STORED DATA:
╭──
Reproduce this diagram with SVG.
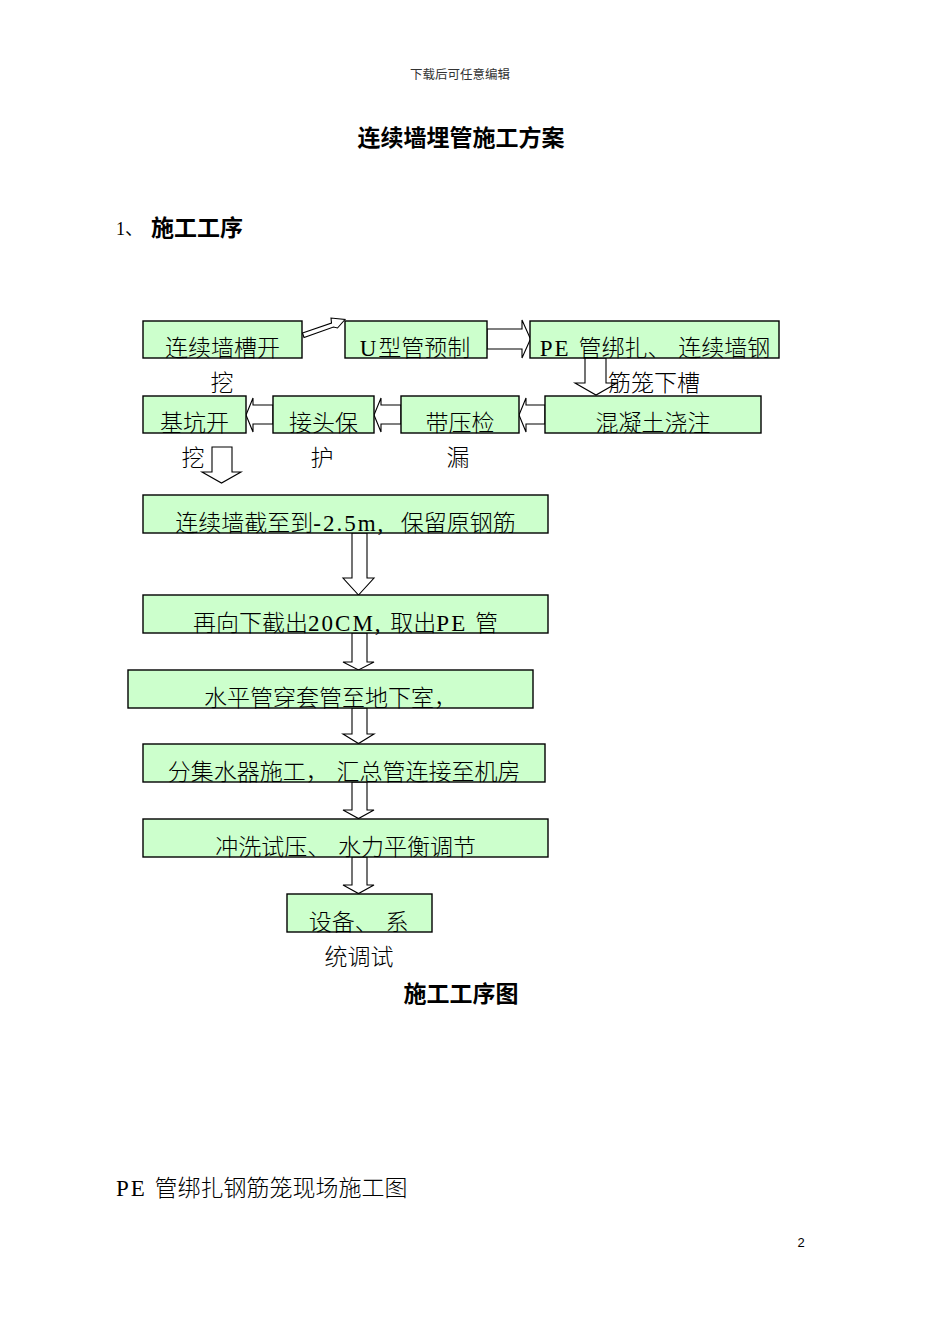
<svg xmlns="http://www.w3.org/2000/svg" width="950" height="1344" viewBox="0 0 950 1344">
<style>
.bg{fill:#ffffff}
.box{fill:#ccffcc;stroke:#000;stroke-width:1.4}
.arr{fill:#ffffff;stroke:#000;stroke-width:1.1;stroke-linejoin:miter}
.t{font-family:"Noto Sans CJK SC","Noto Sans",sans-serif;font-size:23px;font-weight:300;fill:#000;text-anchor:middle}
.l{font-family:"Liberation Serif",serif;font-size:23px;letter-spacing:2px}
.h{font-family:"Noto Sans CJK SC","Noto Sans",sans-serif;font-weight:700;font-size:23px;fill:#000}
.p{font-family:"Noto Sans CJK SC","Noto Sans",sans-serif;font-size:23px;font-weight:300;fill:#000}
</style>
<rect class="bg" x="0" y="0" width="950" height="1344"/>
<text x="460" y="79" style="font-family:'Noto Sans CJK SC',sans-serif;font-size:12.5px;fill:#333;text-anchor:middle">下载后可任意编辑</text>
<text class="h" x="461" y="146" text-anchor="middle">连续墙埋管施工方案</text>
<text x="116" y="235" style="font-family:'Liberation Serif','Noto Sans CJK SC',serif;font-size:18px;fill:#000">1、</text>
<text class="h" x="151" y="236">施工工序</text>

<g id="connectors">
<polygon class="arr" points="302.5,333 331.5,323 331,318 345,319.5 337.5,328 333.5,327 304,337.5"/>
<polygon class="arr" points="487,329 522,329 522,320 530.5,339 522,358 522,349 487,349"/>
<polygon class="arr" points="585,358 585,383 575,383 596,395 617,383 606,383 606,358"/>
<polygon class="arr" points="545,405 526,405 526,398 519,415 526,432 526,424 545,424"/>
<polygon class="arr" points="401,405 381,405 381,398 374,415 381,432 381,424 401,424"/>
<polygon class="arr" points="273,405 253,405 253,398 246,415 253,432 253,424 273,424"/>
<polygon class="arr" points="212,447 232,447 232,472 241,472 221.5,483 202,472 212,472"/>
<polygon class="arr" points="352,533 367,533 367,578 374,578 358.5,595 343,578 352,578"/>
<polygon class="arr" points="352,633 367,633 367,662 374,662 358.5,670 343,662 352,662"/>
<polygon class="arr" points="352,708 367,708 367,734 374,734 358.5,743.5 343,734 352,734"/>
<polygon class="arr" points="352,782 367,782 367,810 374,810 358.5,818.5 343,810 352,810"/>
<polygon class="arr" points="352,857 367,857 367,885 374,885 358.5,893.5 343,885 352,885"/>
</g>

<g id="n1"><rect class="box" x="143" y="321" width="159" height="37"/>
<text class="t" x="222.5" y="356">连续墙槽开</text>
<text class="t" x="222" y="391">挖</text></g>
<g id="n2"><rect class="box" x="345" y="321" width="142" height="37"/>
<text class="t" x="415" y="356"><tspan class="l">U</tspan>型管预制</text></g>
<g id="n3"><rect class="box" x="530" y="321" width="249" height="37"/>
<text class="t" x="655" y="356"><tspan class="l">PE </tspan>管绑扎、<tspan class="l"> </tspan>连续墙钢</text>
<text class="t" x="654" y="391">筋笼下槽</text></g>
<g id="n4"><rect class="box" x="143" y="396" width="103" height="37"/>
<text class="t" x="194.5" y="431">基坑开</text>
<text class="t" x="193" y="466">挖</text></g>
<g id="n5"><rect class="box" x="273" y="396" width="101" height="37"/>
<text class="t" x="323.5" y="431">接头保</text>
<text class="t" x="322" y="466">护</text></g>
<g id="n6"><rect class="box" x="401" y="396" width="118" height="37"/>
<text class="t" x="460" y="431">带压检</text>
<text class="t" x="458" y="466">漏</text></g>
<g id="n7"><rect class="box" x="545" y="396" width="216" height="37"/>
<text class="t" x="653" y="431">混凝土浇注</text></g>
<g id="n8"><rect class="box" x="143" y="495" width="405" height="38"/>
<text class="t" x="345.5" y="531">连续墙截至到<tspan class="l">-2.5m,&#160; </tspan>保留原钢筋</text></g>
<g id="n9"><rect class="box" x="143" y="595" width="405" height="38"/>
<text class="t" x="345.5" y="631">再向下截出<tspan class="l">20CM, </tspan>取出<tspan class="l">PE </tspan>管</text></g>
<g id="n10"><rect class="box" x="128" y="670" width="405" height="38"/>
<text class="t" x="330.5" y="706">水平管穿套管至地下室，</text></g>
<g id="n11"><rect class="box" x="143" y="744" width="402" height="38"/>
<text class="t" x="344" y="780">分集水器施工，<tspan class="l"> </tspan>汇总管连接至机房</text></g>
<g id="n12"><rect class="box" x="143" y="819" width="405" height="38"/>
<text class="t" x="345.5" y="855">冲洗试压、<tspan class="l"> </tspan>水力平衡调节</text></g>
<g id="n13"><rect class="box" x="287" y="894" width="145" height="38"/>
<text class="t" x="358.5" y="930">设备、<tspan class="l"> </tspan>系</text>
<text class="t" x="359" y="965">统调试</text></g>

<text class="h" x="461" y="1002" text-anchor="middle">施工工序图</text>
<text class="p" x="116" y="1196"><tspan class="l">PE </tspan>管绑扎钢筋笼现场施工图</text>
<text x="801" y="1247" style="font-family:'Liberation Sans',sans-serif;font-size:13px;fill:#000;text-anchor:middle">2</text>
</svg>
╰──
Exclude the pictures, and transcribe all of the material exactly.

FINAL ANSWER:
Reproduce this diagram with SVG.
<svg xmlns="http://www.w3.org/2000/svg" width="950" height="1344" viewBox="0 0 950 1344">
<style>
.bg{fill:#ffffff}
.box{fill:#ccffcc;stroke:#000;stroke-width:1.4}
.arr{fill:#ffffff;stroke:#000;stroke-width:1.1;stroke-linejoin:miter}
.t{font-family:"Noto Sans CJK SC","Noto Sans",sans-serif;font-size:23px;font-weight:300;fill:#000;text-anchor:middle}
.l{font-family:"Liberation Serif",serif;font-size:23px;letter-spacing:2px}
.h{font-family:"Noto Sans CJK SC","Noto Sans",sans-serif;font-weight:700;font-size:23px;fill:#000}
.p{font-family:"Noto Sans CJK SC","Noto Sans",sans-serif;font-size:23px;font-weight:300;fill:#000}
</style>
<rect class="bg" x="0" y="0" width="950" height="1344"/>
<text x="460" y="79" style="font-family:'Noto Sans CJK SC',sans-serif;font-size:12.5px;fill:#333;text-anchor:middle">下载后可任意编辑</text>
<text class="h" x="461" y="146" text-anchor="middle">连续墙埋管施工方案</text>
<text x="116" y="235" style="font-family:'Liberation Serif','Noto Sans CJK SC',serif;font-size:18px;fill:#000">1、</text>
<text class="h" x="151" y="236">施工工序</text>

<g id="connectors">
<polygon class="arr" points="302.5,333 331.5,323 331,318 345,319.5 337.5,328 333.5,327 304,337.5"/>
<polygon class="arr" points="487,329 522,329 522,320 530.5,339 522,358 522,349 487,349"/>
<polygon class="arr" points="585,358 585,383 575,383 596,395 617,383 606,383 606,358"/>
<polygon class="arr" points="545,405 526,405 526,398 519,415 526,432 526,424 545,424"/>
<polygon class="arr" points="401,405 381,405 381,398 374,415 381,432 381,424 401,424"/>
<polygon class="arr" points="273,405 253,405 253,398 246,415 253,432 253,424 273,424"/>
<polygon class="arr" points="212,447 232,447 232,472 241,472 221.5,483 202,472 212,472"/>
<polygon class="arr" points="352,533 367,533 367,578 374,578 358.5,595 343,578 352,578"/>
<polygon class="arr" points="352,633 367,633 367,662 374,662 358.5,670 343,662 352,662"/>
<polygon class="arr" points="352,708 367,708 367,734 374,734 358.5,743.5 343,734 352,734"/>
<polygon class="arr" points="352,782 367,782 367,810 374,810 358.5,818.5 343,810 352,810"/>
<polygon class="arr" points="352,857 367,857 367,885 374,885 358.5,893.5 343,885 352,885"/>
</g>

<g id="n1"><rect class="box" x="143" y="321" width="159" height="37"/>
<text class="t" x="222.5" y="356">连续墙槽开</text>
<text class="t" x="222" y="391">挖</text></g>
<g id="n2"><rect class="box" x="345" y="321" width="142" height="37"/>
<text class="t" x="415" y="356"><tspan class="l">U</tspan>型管预制</text></g>
<g id="n3"><rect class="box" x="530" y="321" width="249" height="37"/>
<text class="t" x="655" y="356"><tspan class="l">PE </tspan>管绑扎、<tspan class="l"> </tspan>连续墙钢</text>
<text class="t" x="654" y="391">筋笼下槽</text></g>
<g id="n4"><rect class="box" x="143" y="396" width="103" height="37"/>
<text class="t" x="194.5" y="431">基坑开</text>
<text class="t" x="193" y="466">挖</text></g>
<g id="n5"><rect class="box" x="273" y="396" width="101" height="37"/>
<text class="t" x="323.5" y="431">接头保</text>
<text class="t" x="322" y="466">护</text></g>
<g id="n6"><rect class="box" x="401" y="396" width="118" height="37"/>
<text class="t" x="460" y="431">带压检</text>
<text class="t" x="458" y="466">漏</text></g>
<g id="n7"><rect class="box" x="545" y="396" width="216" height="37"/>
<text class="t" x="653" y="431">混凝土浇注</text></g>
<g id="n8"><rect class="box" x="143" y="495" width="405" height="38"/>
<text class="t" x="345.5" y="531">连续墙截至到<tspan class="l">-2.5m,&#160; </tspan>保留原钢筋</text></g>
<g id="n9"><rect class="box" x="143" y="595" width="405" height="38"/>
<text class="t" x="345.5" y="631">再向下截出<tspan class="l">20CM, </tspan>取出<tspan class="l">PE </tspan>管</text></g>
<g id="n10"><rect class="box" x="128" y="670" width="405" height="38"/>
<text class="t" x="330.5" y="706">水平管穿套管至地下室，</text></g>
<g id="n11"><rect class="box" x="143" y="744" width="402" height="38"/>
<text class="t" x="344" y="780">分集水器施工，<tspan class="l"> </tspan>汇总管连接至机房</text></g>
<g id="n12"><rect class="box" x="143" y="819" width="405" height="38"/>
<text class="t" x="345.5" y="855">冲洗试压、<tspan class="l"> </tspan>水力平衡调节</text></g>
<g id="n13"><rect class="box" x="287" y="894" width="145" height="38"/>
<text class="t" x="358.5" y="930">设备、<tspan class="l"> </tspan>系</text>
<text class="t" x="359" y="965">统调试</text></g>

<text class="h" x="461" y="1002" text-anchor="middle">施工工序图</text>
<text class="p" x="116" y="1196"><tspan class="l">PE </tspan>管绑扎钢筋笼现场施工图</text>
<text x="801" y="1247" style="font-family:'Liberation Sans',sans-serif;font-size:13px;fill:#000;text-anchor:middle">2</text>
</svg>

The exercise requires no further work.